TEMPO.CO, Jakarta - Pengacara Hizbut Tahrir Indonesia (HTI), Yusril Ihza Mahendra, menilai penolakan Peradilan Tata Usaha Negara (PTUN) terhadap gugatan pembubaran organisasi tersebut belum final. Menurut Yusril, masih ada upaya hukum banding dan kasasi hingga putusan pengadilan berkekuatan hukum tetap.
“Bisa saja nanti pemerintah kalah di pengadilan tinggi dan Mahkamah Agung,” kata Yusril melalui keterangan tertulisnya di Jakarta, Senin, 7 Mei 2018.
Baca: Gugatan Ditolak, HTI Bakal Ajukan Banding
Yusril menilai majelis hakim tidak sepenuhnya bersikap obyektif dalam sidang perkara HTI. Menurut dia, pemerintah akan merasa sangat dipermalukan jika keputusan membubarkan HTI dibatalkan oleh PTUN. Yusril berpendapat bahwa selama sidang, pemerintah hanya menghadirkan dua saksi fakta.
Ia menilai kedua saksi tersebut tidak mampu menerangkan kesalahan HTI. Pemerintah, kata Yusril, malah mendatangkan sembilan ahli yang terafiliasi dengan pemerintah. "Keterangan mereka sukar dipertanggungjawabkan secara akademis karena para saksi tersebut merupakan bagian dari pemerintah,” kata Yusril. Menurut dia, hakim pun juga mengabaikan keterangan ahli independen yang diajukan HTI.

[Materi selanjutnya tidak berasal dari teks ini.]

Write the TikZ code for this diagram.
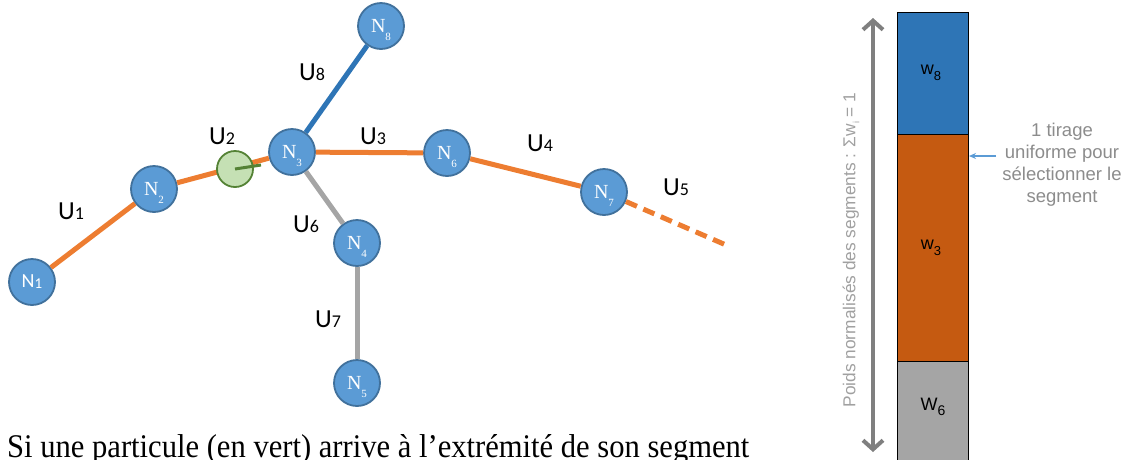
\documentclass[tikz,border=0pt]{standalone}
\usepackage{fontspec}
\setmainfont{Liberation Serif}
\newfontfamily\calib{Carlito}
\newfontfamily\arialf{Liberation Sans}
\usetikzlibrary{arrows.meta}
\definecolor{orng}{HTML}{ED7D31}
\definecolor{segblue}{HTML}{2E75B6}
\definecolor{seggray}{HTML}{A5A5A5}
\definecolor{ndfill}{HTML}{5B9BD5}
\definecolor{ndline}{HTML}{41719C}
\definecolor{ptfill}{HTML}{C5E0B4}
\definecolor{ptline}{HTML}{548235}
\definecolor{barorange}{HTML}{C55A11}
\definecolor{arrgray}{HTML}{7F7F7F}
\definecolor{rottext}{HTML}{A0A0A0}
\definecolor{sidetext}{HTML}{8C8C8C}
\newcommand\Nlab[1]{N\smash{\raisebox{-8pt}{\fontsize{11}{11}\selectfont #1}}}
\newcommand\Ulab[1]{U\raisebox{-0.5pt}{\fontsize{18}{18}\selectfont #1}}
\begin{document}
\begin{tikzpicture}[x=1pt,y=-1pt,
  nd/.style={circle, draw=ndline, fill=ndfill, line width=1.8pt, minimum size=46pt, inner sep=0pt, text=white, font=\fontsize{20}{20}\selectfont},
  seg/.style={line width=5pt},
  ulab/.style={font=\calib\fontsize{26}{26}\selectfont, inner sep=0pt},
  wlab/.style={font=\arialf\fontsize{18}{18}\selectfont, inner sep=0pt},
  barbox/.style={draw=black, line width=1pt}]
\useasboundingbox (0,0) rectangle (1133,459);

% nodes
\node[nd] (n1) at (32,282) {\calib N\raisebox{-1pt}{\fontsize{15}{15}\selectfont 1}};
\node[nd] (n2) at (154,189) {\Nlab{2}};
\node[nd] (n3) at (292,152) {\Nlab{3}};
\node[nd] (n4) at (357,243) {\Nlab{4}};
\node[nd] (n5) at (357,383) {\Nlab{5}};
\node[nd] (n6) at (447,153) {\Nlab{6}};
\node[nd] (n7) at (604,192) {\Nlab{7}};
\node[nd] (n8) at (381,26) {\Nlab{8}};
\coordinate (u5end) at (726,245);

% segments
\draw[seg, orng] (n1) -- (n2);
\draw[seg, orng] (n2) -- (n3);
\draw[seg, orng] (n3) -- (n6);
\draw[seg, orng] (n6) -- (n7);
\draw[seg, orng, dash pattern=on 12pt off 7pt] (n7) -- (u5end);
\draw[seg, segblue] (n3) -- (n8);
\draw[seg, seggray] (n3) -- (n4);
\draw[seg, seggray] (n4) -- (n5);

% particle
\node[circle, draw=ptline, fill=ptfill, line width=1.8pt, minimum size=36pt, inner sep=0pt] (pt) at (235,169) {};
\coordinate (ptdir) at (261,165);
\draw[ptline, line width=3pt] (pt.center) -- (ptdir);

% segment labels
\node[ulab] (u1) at (71,211) {\Ulab{1}};
\node[ulab] (u2) at (222,136) {\Ulab{2}};
\node[ulab] (u3) at (373,136) {\Ulab{3}};
\node[ulab] (u4) at (540,143) {\Ulab{4}};
\node[ulab] (u5) at (676,187) {\Ulab{5}};
\node[ulab] (u6) at (306,224) {\Ulab{6}};
\node[ulab] (u7) at (328,319) {\Ulab{7}};
\node[ulab] (u8) at (312,72) {\Ulab{8}};

% weight bar
\filldraw[barbox, fill=segblue] (897,12) rectangle (968,134);
\filldraw[barbox, fill=barorange] (897,134) rectangle (968,361);
\filldraw[barbox, fill=seggray] (897,361) rectangle (968,470);
\node[wlab] (w8) at (931,73) {w\raisebox{-6pt}{\fontsize{13}{13}\selectfont 8}};
\node[wlab] (w3) at (931,248) {w\raisebox{-6pt}{\fontsize{13}{13}\selectfont 3}};
\node[wlab] (w6) at (933,407) {W\raisebox{-5pt}{\fontsize{14}{14}\selectfont 6}};

% double arrow
\coordinate (atop) at (873,18);
\coordinate (abot) at (873,452);
\draw[arrgray, line width=4pt, {Straight Barb[length=9pt,width=20pt,line width=4pt]}-{Straight Barb[length=9pt,width=20pt,line width=4pt]}] (atop) -- (abot);
\node[rotate=90, text=rottext, font=\arialf\fontsize{17.3}{17.3}\selectfont, inner sep=0pt] (axis) at (851,250)
  {Poids normalisés des segments : Σw\raisebox{-4pt}{\fontsize{9}{9}\selectfont i} = 1};

% side note
\node[text=sidetext, font=\arialf\fontsize{18.5}{22}\selectfont, align=center, inner sep=0pt] (note) at (1062,165)
  {1 tirage\\uniforme pour\\sélectionner le\\segment};
\coordinate (pstart) at (996,156);
\coordinate (pend) at (969,156);
\draw[ndfill, line width=1.2pt, -{Stealth[length=7pt,width=6pt]}] (pstart) -- (pend);

% caption
\node[anchor=base west, inner sep=0pt] (cap) at (7,457)
  {\resizebox{742pt}{23pt}{Si une particule (en vert) arrive à l’extrémité de son segment}};
\end{tikzpicture}
\end{document}
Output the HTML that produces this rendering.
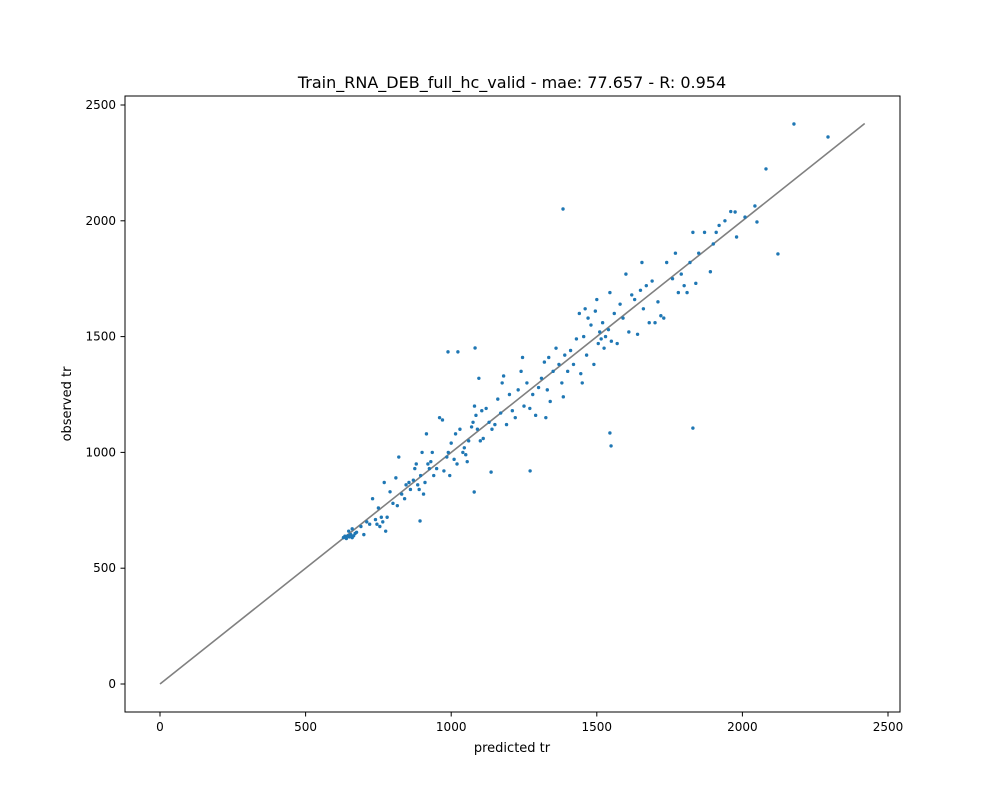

Pemerintah membubarkan HTI pada 19 Juli 2017 berdasarkan Peraturan Pemerintah Pengganti Undang-Undang (Perppu) Nomor 2 Tahun 2017 tentang perubahan UU Nomor 17 tahun 2013 tentang Organisasi Kemasyarakatan pada 10 Juli 2017. Menurut Yusril, pemerintah harus membuktikan pelanggaran HTI selama sembilan hari tersebut.
“Bukan menggunakan bukti-bukti sebelum berlakunya perppu karena tidak berlaku surut. Sejauh itu, saya menganggap pemerintah gagal membuktikannya dalam persidangan,” kata Yusril.
Baca: Pertimbangan Majelis Hakim Tolak Gugatan HTI
Sebelumnya, Majelis Hakim PTUN menolak seluruh gugatan HTI terhadap Kementerian Hukum dan Hak Asasi Manusia dalam persidangan di PTUN, Jakarta, Senin, 7 Mei 2018. “Memutuskan Menolak gugatan penggugat untuk seluruhnya," ujar Ketua Majelis Hakim, Tri Cahya Indra Permana dalam persidangan. Majelis hakim juga menghukum penggugat untuk membayar biaya perkara sebesar Rp 455 ribu.
Walau kalah di pengadilan tingkat pertama, Yusril berharap Pengadilan Tinggi Tata Usaha Negara (PTTUN) atau Mahkamah Agung akan mengambil putusan yang lebih adil dan lebih obyektif untuk HTI. “Perjuangan menegakkan keadilan adalah perjuangan panjang dan berliku. Kami harus menjalaninya dengan kesabaran dan ketegaran” kata Yusril.